# TASK INPUT

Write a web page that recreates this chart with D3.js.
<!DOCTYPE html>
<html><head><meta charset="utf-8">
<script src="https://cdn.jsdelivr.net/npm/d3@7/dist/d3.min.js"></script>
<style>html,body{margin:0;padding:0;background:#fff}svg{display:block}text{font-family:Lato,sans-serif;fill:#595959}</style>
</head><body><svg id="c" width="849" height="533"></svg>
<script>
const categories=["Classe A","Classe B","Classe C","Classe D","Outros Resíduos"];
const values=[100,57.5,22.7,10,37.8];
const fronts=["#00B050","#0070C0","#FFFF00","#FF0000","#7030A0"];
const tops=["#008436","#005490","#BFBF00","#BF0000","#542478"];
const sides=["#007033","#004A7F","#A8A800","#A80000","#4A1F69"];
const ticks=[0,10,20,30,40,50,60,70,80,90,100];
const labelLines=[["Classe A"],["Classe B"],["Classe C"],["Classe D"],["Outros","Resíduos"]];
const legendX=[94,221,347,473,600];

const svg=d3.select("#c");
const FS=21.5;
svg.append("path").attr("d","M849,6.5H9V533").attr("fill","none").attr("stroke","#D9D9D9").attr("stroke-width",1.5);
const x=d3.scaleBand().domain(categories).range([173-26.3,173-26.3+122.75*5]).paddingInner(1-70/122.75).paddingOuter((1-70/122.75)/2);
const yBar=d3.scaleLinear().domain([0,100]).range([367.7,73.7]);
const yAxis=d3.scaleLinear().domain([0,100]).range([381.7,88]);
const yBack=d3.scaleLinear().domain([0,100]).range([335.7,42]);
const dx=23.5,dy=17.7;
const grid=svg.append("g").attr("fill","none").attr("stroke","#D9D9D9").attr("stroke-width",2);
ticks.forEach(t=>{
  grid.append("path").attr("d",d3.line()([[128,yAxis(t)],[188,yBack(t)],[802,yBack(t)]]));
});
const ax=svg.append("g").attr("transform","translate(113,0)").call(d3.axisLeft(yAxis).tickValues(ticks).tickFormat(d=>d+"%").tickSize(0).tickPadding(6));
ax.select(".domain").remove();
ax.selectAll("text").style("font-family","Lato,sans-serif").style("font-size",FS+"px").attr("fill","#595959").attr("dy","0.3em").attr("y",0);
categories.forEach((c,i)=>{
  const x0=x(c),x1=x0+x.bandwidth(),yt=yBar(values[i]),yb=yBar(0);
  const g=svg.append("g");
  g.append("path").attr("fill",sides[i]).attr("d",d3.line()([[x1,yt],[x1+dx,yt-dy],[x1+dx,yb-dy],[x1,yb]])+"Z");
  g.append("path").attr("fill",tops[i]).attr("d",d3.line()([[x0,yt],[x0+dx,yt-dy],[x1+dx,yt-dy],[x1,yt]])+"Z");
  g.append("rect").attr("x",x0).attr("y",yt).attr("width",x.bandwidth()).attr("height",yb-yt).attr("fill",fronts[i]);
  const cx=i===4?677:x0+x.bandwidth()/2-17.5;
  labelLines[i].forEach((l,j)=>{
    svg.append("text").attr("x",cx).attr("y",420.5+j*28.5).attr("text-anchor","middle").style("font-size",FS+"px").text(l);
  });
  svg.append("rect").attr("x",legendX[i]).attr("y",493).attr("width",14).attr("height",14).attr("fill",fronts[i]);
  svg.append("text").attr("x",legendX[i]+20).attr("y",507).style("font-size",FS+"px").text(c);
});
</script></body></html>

--

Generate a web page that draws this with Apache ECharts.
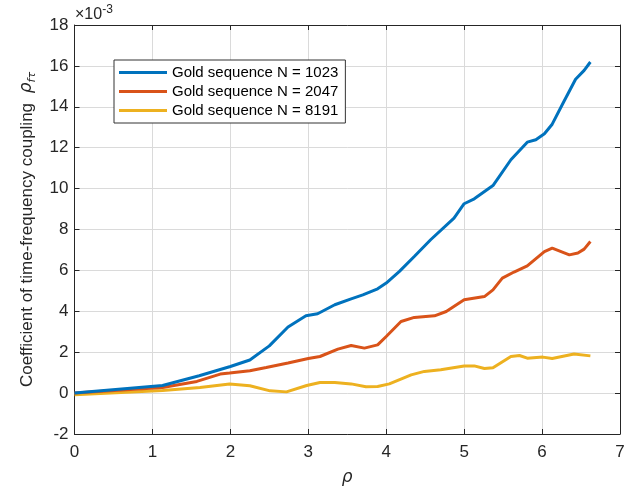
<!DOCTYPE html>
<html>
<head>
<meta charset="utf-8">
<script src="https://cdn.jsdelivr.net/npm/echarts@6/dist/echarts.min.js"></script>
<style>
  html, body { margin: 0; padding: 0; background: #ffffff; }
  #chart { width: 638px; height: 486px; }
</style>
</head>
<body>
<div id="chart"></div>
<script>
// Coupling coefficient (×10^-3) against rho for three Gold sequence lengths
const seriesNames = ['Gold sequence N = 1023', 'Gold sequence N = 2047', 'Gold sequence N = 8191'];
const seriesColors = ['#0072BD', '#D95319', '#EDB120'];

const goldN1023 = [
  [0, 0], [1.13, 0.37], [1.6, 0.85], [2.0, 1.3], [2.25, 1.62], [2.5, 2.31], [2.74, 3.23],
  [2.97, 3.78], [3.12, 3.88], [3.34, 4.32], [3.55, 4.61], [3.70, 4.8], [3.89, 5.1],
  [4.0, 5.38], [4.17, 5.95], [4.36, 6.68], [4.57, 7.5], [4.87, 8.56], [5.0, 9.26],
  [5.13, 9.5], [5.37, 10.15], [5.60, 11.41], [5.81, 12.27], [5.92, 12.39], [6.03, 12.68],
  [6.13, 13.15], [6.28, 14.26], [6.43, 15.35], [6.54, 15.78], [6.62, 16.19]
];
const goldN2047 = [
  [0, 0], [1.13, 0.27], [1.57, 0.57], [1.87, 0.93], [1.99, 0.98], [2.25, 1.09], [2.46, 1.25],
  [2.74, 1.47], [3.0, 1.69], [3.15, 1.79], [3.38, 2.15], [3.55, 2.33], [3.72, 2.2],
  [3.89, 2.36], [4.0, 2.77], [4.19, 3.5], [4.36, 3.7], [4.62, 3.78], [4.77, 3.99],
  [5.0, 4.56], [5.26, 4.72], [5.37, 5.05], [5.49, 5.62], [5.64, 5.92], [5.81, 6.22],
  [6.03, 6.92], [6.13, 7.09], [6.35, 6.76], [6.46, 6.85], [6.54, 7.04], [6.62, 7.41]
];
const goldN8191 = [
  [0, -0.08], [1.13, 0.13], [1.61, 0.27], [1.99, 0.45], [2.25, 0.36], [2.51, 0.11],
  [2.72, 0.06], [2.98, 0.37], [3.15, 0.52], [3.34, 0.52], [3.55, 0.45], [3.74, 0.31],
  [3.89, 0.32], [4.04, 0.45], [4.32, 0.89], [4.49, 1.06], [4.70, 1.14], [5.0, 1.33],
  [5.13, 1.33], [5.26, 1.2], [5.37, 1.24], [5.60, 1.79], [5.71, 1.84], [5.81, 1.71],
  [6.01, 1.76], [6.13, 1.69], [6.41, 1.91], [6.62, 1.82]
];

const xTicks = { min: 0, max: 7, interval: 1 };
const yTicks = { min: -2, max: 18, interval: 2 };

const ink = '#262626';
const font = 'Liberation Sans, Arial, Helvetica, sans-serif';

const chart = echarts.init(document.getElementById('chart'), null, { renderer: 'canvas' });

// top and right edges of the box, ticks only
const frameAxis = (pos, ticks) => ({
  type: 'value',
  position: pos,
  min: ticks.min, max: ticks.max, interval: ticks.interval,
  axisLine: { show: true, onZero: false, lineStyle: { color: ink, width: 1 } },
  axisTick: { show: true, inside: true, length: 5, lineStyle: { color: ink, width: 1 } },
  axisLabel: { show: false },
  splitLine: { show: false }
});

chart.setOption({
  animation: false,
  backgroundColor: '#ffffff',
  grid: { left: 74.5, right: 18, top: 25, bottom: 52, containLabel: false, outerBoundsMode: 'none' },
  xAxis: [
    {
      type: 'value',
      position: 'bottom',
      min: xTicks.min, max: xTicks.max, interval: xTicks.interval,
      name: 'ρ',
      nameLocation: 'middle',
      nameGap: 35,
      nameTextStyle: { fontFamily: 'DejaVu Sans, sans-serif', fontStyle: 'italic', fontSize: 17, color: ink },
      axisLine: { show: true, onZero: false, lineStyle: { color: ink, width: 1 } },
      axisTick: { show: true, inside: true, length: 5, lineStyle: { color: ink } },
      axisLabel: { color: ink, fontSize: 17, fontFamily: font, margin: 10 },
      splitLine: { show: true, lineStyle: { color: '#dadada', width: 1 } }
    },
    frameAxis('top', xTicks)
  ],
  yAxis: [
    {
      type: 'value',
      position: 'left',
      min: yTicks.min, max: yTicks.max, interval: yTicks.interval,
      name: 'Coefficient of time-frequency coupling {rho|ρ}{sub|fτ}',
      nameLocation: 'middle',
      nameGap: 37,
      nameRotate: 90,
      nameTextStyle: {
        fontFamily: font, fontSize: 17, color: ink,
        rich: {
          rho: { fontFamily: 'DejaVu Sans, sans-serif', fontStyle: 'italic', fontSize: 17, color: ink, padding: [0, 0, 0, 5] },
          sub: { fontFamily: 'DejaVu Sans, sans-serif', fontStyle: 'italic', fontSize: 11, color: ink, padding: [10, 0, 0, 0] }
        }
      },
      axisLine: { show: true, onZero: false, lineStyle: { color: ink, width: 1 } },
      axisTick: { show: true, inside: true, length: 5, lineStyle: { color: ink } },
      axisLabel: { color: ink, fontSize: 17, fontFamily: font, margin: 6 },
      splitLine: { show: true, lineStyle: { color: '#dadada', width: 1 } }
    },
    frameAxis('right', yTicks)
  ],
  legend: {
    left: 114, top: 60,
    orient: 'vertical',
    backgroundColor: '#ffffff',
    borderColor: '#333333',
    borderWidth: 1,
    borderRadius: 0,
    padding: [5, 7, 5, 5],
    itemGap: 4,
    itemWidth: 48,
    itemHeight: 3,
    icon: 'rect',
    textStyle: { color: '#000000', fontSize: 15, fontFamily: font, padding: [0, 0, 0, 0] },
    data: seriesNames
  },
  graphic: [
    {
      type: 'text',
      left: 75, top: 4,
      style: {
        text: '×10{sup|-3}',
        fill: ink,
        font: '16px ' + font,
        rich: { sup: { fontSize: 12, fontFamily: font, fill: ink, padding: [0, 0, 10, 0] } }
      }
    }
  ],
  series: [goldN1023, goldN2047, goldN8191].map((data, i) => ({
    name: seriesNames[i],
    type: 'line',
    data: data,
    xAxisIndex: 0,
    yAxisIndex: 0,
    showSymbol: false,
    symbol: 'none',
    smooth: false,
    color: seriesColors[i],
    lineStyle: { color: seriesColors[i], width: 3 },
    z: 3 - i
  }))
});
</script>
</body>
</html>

* * *

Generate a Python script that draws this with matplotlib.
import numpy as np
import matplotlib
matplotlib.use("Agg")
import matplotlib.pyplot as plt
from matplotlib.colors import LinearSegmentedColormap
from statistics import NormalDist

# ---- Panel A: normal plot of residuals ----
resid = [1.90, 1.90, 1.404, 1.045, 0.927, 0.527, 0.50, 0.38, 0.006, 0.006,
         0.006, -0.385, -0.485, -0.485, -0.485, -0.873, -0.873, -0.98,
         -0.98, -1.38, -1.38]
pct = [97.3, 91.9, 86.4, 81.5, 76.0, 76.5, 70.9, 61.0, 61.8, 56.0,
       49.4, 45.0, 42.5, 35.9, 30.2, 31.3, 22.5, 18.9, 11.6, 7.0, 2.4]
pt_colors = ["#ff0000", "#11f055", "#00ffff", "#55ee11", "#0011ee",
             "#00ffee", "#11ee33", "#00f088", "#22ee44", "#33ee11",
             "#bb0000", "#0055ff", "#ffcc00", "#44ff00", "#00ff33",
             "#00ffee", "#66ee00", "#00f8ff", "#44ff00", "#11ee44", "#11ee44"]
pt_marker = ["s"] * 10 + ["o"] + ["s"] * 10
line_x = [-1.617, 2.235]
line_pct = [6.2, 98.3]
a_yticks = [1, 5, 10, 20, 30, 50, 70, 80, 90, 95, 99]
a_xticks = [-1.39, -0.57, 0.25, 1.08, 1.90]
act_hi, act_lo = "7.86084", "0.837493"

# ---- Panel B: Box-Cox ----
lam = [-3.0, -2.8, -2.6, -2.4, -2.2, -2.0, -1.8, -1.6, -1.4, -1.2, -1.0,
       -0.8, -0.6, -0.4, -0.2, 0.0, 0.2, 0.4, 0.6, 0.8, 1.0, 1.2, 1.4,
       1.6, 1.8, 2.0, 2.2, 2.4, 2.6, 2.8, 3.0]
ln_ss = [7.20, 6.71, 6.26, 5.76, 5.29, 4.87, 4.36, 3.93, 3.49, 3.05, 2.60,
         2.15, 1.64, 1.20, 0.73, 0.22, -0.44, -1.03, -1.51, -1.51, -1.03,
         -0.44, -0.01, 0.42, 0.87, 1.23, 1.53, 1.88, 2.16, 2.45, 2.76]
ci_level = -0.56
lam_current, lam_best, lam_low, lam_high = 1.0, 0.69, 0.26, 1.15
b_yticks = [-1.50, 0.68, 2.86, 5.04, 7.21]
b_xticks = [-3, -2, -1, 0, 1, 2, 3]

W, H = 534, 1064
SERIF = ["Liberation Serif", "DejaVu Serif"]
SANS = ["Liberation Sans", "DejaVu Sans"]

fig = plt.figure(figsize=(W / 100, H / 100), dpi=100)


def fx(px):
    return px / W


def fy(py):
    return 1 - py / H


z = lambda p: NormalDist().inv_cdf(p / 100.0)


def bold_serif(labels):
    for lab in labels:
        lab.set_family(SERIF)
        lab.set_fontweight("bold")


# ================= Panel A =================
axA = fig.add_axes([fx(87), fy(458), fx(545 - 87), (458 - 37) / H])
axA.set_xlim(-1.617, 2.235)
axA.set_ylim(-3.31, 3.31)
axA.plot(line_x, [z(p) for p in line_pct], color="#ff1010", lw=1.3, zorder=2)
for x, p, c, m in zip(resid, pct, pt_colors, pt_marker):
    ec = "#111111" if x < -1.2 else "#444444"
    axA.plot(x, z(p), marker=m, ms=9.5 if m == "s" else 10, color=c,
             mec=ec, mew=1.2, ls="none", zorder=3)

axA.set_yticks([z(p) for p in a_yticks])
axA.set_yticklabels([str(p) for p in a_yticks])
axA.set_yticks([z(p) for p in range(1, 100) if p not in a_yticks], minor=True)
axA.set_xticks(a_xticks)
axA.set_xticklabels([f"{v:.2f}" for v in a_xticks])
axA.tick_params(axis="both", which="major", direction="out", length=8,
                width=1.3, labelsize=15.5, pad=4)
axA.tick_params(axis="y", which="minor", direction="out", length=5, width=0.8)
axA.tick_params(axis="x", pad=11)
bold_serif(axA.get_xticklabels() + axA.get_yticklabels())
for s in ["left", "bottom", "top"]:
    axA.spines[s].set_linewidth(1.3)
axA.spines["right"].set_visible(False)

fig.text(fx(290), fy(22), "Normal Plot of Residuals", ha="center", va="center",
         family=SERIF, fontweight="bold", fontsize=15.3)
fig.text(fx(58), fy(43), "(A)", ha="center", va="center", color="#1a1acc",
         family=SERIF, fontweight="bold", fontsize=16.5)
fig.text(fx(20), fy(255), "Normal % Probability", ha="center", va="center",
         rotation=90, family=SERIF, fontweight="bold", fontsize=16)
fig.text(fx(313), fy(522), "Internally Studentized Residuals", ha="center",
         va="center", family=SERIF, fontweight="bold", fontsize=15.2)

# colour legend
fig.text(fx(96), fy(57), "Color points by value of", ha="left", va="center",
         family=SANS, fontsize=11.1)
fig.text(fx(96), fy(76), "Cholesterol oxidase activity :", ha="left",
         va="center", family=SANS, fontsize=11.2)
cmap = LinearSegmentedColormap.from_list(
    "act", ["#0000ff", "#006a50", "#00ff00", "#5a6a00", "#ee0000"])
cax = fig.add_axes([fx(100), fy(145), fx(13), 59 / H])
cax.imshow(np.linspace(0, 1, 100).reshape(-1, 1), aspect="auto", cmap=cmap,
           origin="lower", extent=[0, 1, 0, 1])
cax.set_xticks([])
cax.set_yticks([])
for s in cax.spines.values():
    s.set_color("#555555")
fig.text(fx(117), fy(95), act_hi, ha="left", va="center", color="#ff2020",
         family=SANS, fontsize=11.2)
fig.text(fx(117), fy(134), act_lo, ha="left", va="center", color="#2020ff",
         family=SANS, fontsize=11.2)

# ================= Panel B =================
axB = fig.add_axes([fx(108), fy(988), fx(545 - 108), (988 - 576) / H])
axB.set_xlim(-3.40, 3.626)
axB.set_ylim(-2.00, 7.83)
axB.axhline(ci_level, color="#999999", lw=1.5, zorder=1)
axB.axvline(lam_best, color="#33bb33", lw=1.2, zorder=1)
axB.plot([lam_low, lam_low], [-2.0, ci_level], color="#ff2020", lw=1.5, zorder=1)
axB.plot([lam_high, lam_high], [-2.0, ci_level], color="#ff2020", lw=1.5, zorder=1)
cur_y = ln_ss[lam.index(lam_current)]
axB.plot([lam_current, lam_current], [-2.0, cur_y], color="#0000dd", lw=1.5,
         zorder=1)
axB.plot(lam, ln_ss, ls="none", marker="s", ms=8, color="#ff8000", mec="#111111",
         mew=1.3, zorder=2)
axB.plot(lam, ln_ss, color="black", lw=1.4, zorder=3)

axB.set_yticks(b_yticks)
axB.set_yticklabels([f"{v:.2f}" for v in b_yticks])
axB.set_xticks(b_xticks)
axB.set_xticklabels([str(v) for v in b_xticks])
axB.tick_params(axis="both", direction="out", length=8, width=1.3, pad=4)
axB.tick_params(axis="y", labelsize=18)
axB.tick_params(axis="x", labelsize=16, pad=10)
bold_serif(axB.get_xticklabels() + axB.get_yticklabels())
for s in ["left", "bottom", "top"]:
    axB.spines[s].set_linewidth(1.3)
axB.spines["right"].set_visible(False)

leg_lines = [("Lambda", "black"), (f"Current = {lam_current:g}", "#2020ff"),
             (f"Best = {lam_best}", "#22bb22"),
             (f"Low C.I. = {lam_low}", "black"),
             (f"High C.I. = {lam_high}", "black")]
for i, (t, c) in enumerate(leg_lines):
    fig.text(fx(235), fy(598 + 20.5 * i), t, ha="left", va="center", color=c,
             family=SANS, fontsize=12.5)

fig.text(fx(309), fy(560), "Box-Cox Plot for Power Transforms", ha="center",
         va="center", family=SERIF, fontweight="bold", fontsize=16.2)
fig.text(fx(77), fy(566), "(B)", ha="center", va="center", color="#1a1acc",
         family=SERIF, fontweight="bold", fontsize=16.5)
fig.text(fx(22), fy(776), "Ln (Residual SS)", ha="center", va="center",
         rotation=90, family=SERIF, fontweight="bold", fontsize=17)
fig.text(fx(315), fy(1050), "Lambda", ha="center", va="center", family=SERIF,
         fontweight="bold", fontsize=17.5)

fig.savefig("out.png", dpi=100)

# EXERCISE REQUIREMENTS
Reproduce only the lines running from the one that has "Generate a web" through the one that has "18, interval: 2", ends included. Any pictures in that stretch should not be copied.

# ANSWER
Generate a web page that draws this with Apache ECharts.
<!DOCTYPE html>
<html>
<head>
<meta charset="utf-8">
<script src="https://cdn.jsdelivr.net/npm/echarts@6/dist/echarts.min.js"></script>
<style>
  html, body { margin: 0; padding: 0; background: #ffffff; }
  #chart { width: 638px; height: 486px; }
</style>
</head>
<body>
<div id="chart"></div>
<script>
// Coupling coefficient (×10^-3) against rho for three Gold sequence lengths
const seriesNames = ['Gold sequence N = 1023', 'Gold sequence N = 2047', 'Gold sequence N = 8191'];
const seriesColors = ['#0072BD', '#D95319', '#EDB120'];

const goldN1023 = [
  [0, 0], [1.13, 0.37], [1.6, 0.85], [2.0, 1.3], [2.25, 1.62], [2.5, 2.31], [2.74, 3.23],
  [2.97, 3.78], [3.12, 3.88], [3.34, 4.32], [3.55, 4.61], [3.70, 4.8], [3.89, 5.1],
  [4.0, 5.38], [4.17, 5.95], [4.36, 6.68], [4.57, 7.5], [4.87, 8.56], [5.0, 9.26],
  [5.13, 9.5], [5.37, 10.15], [5.60, 11.41], [5.81, 12.27], [5.92, 12.39], [6.03, 12.68],
  [6.13, 13.15], [6.28, 14.26], [6.43, 15.35], [6.54, 15.78], [6.62, 16.19]
];
const goldN2047 = [
  [0, 0], [1.13, 0.27], [1.57, 0.57], [1.87, 0.93], [1.99, 0.98], [2.25, 1.09], [2.46, 1.25],
  [2.74, 1.47], [3.0, 1.69], [3.15, 1.79], [3.38, 2.15], [3.55, 2.33], [3.72, 2.2],
  [3.89, 2.36], [4.0, 2.77], [4.19, 3.5], [4.36, 3.7], [4.62, 3.78], [4.77, 3.99],
  [5.0, 4.56], [5.26, 4.72], [5.37, 5.05], [5.49, 5.62], [5.64, 5.92], [5.81, 6.22],
  [6.03, 6.92], [6.13, 7.09], [6.35, 6.76], [6.46, 6.85], [6.54, 7.04], [6.62, 7.41]
];
const goldN8191 = [
  [0, -0.08], [1.13, 0.13], [1.61, 0.27], [1.99, 0.45], [2.25, 0.36], [2.51, 0.11],
  [2.72, 0.06], [2.98, 0.37], [3.15, 0.52], [3.34, 0.52], [3.55, 0.45], [3.74, 0.31],
  [3.89, 0.32], [4.04, 0.45], [4.32, 0.89], [4.49, 1.06], [4.70, 1.14], [5.0, 1.33],
  [5.13, 1.33], [5.26, 1.2], [5.37, 1.24], [5.60, 1.79], [5.71, 1.84], [5.81, 1.71],
  [6.01, 1.76], [6.13, 1.69], [6.41, 1.91], [6.62, 1.82]
];

const xTicks = { min: 0, max: 7, interval: 1 };
const yTicks = { min: -2, max: 18, interval: 2 };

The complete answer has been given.